Gilead Science's Sovaldi may be currently the most effective drug available for treating hepatitis C but there's a big reason it scares away patients. The drug, which was given the nod by the U.S. Food and Drug Administration in December for patients with chronic hepatitis C, costs $1,000 apiece or an equivalent of about $84,000 for a duration of a typical person's treatment.
Gilead has several justifications for the highly prohibitive cost of its drug. The company, for instance, said that the cost of the drug reflects the cost of other treatments a person with hepatitis C virus, or HCV, may go through without the drug such liver transplants, which could fetch nearly $600,000.
Sovaldi is also far more effective and causes fewer side effects compared with other treatments. The drug can cure patients within 12 to 24 weeks whereas duration of other treatments can last up to one year and with lower success rate than Sovaldi. The cure rate of Gilead's drug is of up to 90 percent while other treatments are only about 50 percent.
Still, the $84,000 price tag per treatment course has raised concerns. The advocacy group Campaign for Sustainable Rx Pricing which was started by the National Coalition on Health Care and financially supported by the insurance industry is pushing for Gilead to lower the price of Sovaldi.

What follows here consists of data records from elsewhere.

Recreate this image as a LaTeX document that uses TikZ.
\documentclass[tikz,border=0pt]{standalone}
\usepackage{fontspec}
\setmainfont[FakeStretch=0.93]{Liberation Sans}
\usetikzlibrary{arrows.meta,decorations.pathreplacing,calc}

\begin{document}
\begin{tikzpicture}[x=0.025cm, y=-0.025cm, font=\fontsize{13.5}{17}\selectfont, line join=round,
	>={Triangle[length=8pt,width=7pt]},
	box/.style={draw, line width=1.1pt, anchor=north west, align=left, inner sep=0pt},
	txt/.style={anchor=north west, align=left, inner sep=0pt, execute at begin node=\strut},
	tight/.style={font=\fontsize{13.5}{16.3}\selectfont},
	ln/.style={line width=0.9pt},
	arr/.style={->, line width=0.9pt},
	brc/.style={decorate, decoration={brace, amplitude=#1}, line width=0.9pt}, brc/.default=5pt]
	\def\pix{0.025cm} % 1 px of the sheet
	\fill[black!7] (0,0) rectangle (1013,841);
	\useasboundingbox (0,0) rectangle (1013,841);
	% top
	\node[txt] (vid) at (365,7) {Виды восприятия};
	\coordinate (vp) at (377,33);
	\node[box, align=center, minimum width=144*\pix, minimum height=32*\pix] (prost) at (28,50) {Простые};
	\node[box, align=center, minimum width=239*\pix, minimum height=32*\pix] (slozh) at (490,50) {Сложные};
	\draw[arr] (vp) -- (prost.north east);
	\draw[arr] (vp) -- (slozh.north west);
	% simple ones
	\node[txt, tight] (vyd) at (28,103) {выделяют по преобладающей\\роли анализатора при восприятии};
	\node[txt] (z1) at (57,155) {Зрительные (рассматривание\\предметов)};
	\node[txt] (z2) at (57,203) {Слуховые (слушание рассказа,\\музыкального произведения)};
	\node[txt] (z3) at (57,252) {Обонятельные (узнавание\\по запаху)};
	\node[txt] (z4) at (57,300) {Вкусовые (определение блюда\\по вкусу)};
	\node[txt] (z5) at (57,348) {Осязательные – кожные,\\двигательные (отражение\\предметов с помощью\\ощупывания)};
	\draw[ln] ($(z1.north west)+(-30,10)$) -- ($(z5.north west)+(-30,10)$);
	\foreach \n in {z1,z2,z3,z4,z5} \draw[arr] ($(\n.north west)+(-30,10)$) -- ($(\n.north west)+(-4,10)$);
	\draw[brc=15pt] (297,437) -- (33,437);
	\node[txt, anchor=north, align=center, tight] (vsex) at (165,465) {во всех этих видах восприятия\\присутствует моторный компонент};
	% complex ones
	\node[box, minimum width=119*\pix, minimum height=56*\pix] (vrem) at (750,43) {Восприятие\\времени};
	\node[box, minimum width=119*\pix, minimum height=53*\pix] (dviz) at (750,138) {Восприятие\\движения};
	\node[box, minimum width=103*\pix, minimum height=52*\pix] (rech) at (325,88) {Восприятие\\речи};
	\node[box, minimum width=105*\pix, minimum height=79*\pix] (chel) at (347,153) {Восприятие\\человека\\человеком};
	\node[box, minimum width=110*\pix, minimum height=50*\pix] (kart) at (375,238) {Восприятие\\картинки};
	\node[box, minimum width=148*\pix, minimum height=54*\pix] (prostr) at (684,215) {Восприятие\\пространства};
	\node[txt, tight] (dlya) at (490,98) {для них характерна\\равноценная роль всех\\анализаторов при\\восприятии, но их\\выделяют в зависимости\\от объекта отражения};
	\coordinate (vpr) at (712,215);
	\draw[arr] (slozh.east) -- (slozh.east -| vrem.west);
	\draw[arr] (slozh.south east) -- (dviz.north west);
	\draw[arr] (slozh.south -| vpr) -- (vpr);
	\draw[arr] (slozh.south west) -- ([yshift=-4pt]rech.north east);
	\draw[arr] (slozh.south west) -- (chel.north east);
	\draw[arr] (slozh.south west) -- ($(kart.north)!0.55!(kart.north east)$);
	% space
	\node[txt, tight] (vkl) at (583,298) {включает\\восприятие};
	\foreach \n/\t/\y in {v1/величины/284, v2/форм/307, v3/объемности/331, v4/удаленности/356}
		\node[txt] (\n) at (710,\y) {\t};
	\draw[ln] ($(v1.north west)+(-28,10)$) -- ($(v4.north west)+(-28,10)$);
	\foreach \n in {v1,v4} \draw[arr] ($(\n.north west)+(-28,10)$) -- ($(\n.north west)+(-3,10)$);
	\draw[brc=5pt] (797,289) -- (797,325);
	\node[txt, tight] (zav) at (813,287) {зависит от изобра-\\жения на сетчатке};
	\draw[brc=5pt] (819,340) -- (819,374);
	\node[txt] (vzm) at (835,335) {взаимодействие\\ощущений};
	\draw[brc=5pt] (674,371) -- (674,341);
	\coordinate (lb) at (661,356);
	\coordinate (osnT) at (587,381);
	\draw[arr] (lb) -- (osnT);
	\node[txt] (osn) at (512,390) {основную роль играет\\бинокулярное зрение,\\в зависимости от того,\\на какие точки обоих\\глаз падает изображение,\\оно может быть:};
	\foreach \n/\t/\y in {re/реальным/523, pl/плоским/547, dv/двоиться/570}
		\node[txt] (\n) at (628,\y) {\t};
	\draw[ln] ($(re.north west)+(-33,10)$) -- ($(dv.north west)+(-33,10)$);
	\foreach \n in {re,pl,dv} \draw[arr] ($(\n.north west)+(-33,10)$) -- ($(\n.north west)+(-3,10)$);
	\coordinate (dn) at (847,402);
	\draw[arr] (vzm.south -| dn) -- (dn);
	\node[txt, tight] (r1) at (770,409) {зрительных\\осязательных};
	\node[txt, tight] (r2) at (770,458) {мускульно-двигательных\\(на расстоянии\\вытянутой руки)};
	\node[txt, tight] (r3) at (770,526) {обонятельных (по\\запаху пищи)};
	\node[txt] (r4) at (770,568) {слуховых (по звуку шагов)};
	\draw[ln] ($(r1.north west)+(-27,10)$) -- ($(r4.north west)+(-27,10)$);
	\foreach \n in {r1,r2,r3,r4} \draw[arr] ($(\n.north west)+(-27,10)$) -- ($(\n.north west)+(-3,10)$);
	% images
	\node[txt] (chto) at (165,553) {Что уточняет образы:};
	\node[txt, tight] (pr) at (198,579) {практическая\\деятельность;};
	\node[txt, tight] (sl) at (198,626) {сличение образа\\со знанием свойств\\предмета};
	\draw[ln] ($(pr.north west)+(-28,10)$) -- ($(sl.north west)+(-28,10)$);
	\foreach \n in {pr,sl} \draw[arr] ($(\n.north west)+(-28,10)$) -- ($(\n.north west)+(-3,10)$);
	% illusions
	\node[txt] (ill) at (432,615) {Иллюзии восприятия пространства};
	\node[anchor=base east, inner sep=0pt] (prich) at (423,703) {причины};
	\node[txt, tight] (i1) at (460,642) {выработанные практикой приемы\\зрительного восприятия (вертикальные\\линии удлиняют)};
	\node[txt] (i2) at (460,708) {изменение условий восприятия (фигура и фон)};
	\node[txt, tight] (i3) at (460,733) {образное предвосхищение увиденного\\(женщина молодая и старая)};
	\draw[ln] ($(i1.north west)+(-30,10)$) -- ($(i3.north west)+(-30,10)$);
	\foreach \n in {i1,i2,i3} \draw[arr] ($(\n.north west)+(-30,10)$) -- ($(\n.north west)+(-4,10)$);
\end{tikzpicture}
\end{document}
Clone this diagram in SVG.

U.S. legislators are also conducting an investigation on how Gilead came up with the price of its HCV drug as documents revealed that Pharmasset, the drug company that originally developed Sovaldi but was acquired by Gilead three years ago, intended to sell the drug for $36,000 per treatment course, which is more than half the amount needed for one course of treatment with the drug's current price. The price of the drug in Egypt is also only $900 per treatment course, which is several times cheaper than the $84,000 cost in the U.S.
"The large patient population combined with the high price of each individual treatment creates a question as to whether payors of health care, including Medicare and Medicaid, can carry such as load," a letter by Finance committee chairman Senator Ron Wyden, a democrat of Oregon and Senator Charles Grassley, a Republican of Iowa, to Gilead's CEO John Martin reads [pdf]. "Sovaldi's cost also could dramatically increase the government's spending in other programs including health care for prisoners with HVC."
Despite its cost, the desperate need for an effective HCV treatment among patients apparently made Sovaldi one of Gilead's most successful drugs with 62,000 patients trying Sovaldi during the first 30 weeks that it was made available on the market.